Today during my coffee break at work I headed over to Preservation Park in Oakland.




I love these old houses- back when they were built with creativity before everything went pre-fab or tract style because demand was high because people kept and continue to move here. The Bay Area is the opposite of a ghost town. Even the outskirts, and the Bay-Adjacent towns keep growing. I don’t care what you hear about people leaving California, because we are crowded as ever. But today, during my coffee break, for a little while, everything slowed down as I wandered through this area and traveled back in time.


It’s easy to romanticize the past. I had to remind myself when these houses were built, women couldn’t vote or have their own credit card. A bit of a buzz kill. The homes sure are pretty though.
In family research news, I continue to go down the line of the woman my Great Grandma Katie called “Grandma Ellen”, even though she wasn’t really her Grandma, but supposedly her father’s cousin (same last name -Connolly). I still can’t officially link Grandma Ellen to my tree because I don’t know how we are related, but she did have a ton of descendants, so I am having fun going through those profiles and looking for a connection. I know Grandma Ellen’s daughter Nellie, married a man with the last name of Pegnam, who was part of a Gaelic Dancing Club in Oakland.

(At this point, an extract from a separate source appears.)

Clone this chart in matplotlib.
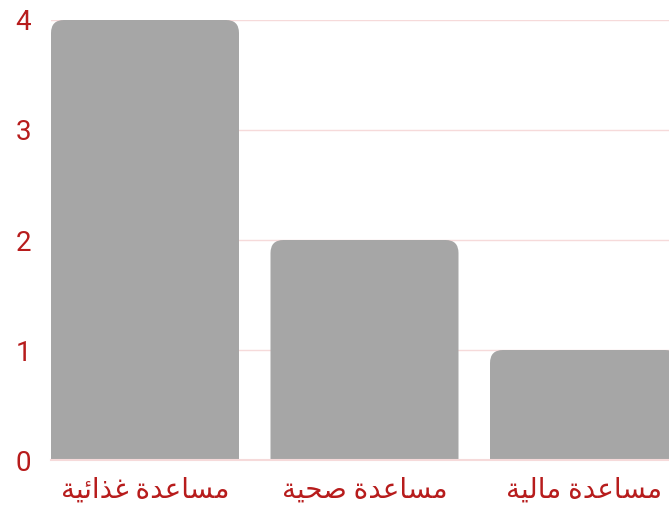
import matplotlib
matplotlib.use('Agg')
import matplotlib.pyplot as plt
from matplotlib.patches import FancyBboxPatch

categories = ['مساعدة غذائية', 'مساعدة صحية', 'مساعدة مالية']
values = [4, 2, 1]
y_ticks = [0, 1, 2, 3, 4]

bar_color = '#a6a6a6'
text_color = '#b71c1c'
grid_color = '#f6dada'

# minimal arabic shaping (matplotlib has no RTL / joining support)
# letter: (isolated, final, initial, medial)
forms = {
    'ا': ('\ufe8d', '\ufe8e', None, None),
    'د': ('\ufea9', '\ufeaa', None, None),
    'ذ': ('\ufeab', '\ufeac', None, None),
    'ة': ('\ufe93', '\ufe94', None, None),
    'م': ('\ufee1', '\ufee2', '\ufee3', '\ufee4'),
    'س': ('\ufeb1', '\ufeb2', '\ufeb3', '\ufeb4'),
    'ع': ('\ufec9', '\ufeca', '\ufecb', '\ufecc'),
    'غ': ('\ufecd', '\ufece', '\ufecf', '\ufed0'),
    'ئ': ('\ufe89', '\ufe8a', '\ufe8b', '\ufe8c'),
    'ي': ('\ufef1', '\ufef2', '\ufef3', '\ufef4'),
    'ص': ('\ufeb9', '\ufeba', '\ufebb', '\ufebc'),
    'ح': ('\ufea1', '\ufea2', '\ufea3', '\ufea4'),
    'ل': ('\ufedd', '\ufede', '\ufedf', '\ufee0'),
}


def shape_arabic(text):
    words = []
    for word in text.split(' '):
        out = []
        for i, ch in enumerate(word):
            iso, fin, ini, med = forms[ch]
            prev = word[i - 1] if i > 0 else None
            nxt = word[i + 1] if i + 1 < len(word) else None
            joins_prev = prev is not None and forms[prev][2] is not None
            joins_next = nxt is not None and ini is not None
            if joins_prev and joins_next:
                out.append(med)
            elif joins_prev:
                out.append(fin)
            elif joins_next:
                out.append(ini)
            else:
                out.append(iso)
        words.append(''.join(out)[::-1])
    return ' '.join(words[::-1])


plt.rcParams['font.family'] = ['Roboto', 'DejaVu Sans']

fig = plt.figure(figsize=(6.69, 5.11), dpi=100)
ax = fig.add_axes([51 / 669, 51 / 511, 618 / 669, 440 / 511])

width = 188 / 219.5
x = list(range(len(categories)))
bars = ax.bar(x, values, width=width, color=bar_color)

# swap plain bars for ones with rounded top corners
for b in bars:
    b.set_visible(False)
    rx = 13 / 219.5
    patch = FancyBboxPatch((b.get_x(), -0.5), b.get_width(), b.get_height() + 0.5,
                           boxstyle='round,pad=0,rounding_size=%f' % rx,
                           mutation_aspect=2.0, facecolor=bar_color,
                           edgecolor='none', zorder=2)
    ax.add_patch(patch)

ax.set_xlim(-width / 2, -width / 2 + 618 / 219.5)
ax.set_ylim(0, 4)
ax.set_yticks(y_ticks)
ax.set_yticklabels([str(t) for t in y_ticks])
ax.set_xticks(x)
ax.set_xticklabels([shape_arabic(c) for c in categories])

ax.grid(axis='y', color=grid_color, linewidth=1)
ax.set_axisbelow(True)
for s in ax.spines.values():
    s.set_visible(False)
ax.axhline(0, color=grid_color, linewidth=1.5, zorder=3, clip_on=False)

ax.tick_params(axis='both', length=0, colors=text_color, labelsize=20)
ax.tick_params(axis='y', pad=20)
ax.tick_params(axis='x', pad=12)
for lbl in ax.get_yticklabels():
    lbl.set_fontsize(20)
    lbl.set_horizontalalignment('center')

fig.savefig('out.png', dpi=100)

And one of Grandma Ellen’s other daughters, Margaret, married a man with the last name of Kingston. He had a nephew who drowned at the Baths in Alameda in 1881. Before the area was called Neptune, it was called the Long Branch Baths.
And Grandma Ellen’s daughter, Katie A., married a man with the last name Leonard, and I know the Leonards are family. My Great Grandmother wrote that they were her father’s cousins, but again, I don’t know how they were cousins. Even my Grandma Gerry, in one of her letters, writes, “My mother and her sister were raised willy nilly by several relatives. They were for a while, with the Leonards, (I think their mother was a Connolly).
If my Grandma Gerry didn’t even know how they were all related, how much harder will it be for me? Well, maybe easier for me because the year my Grandma Gerry passed, the World Wide Web was born. She just missed getting online. I guess every generation has a different responsibility when it comes to preserving family history.